Ella toqueteaba su reloj de pulsera y le miraba por el rabillo del ojo.
-¿Gemelos? -dijo ella.
Él asintió.
-¿Me crees?
-No lo sé. Eso podría explicar el motivo de que hables de una forma tan rara. Y de hecho, eres muy diferente. Me refiero al modo de ser.
-Tienes que ayudarme a salir de aquí, Corinne. Nadie me cree. ¿A qué distancia está la ciudad más próxima?
Ella se rio.
-Muy lejos.
-¿Tienes coche?
-No tengo ni siquiera carné de conducir.
-¿Conoces a alguien que tenga coche?
Ella lo miró desolada.
-No puede ser. Te ayudaría de buena gana, créeme. Pero solo los médicos pueden irse de aquí. Ellos son los que deciden.
-¿Deciden también por ti?
Ella se mordió el labio y no contestó.
Él se acercó a ella y repitió la pregunta.

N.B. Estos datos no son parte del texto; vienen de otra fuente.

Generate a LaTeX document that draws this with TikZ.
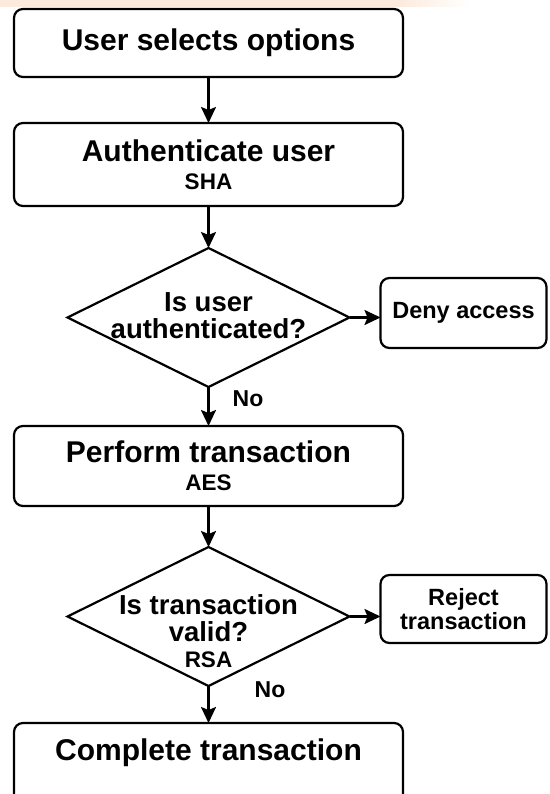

-¿Deciden los médicos también por ti, Corinne?
Ella bajó la cabeza y dijo en voz baja:
-También por mí. Ellos deciden por todos.
Daniel quiso protestar, pero, antes de que le diera tiempo a hablar, un rugido terrible rasgó el aire fresco. Venía del bosque de abetos y era tan comprimido, brutal y estremecedor que no podía provenir de un ser humano.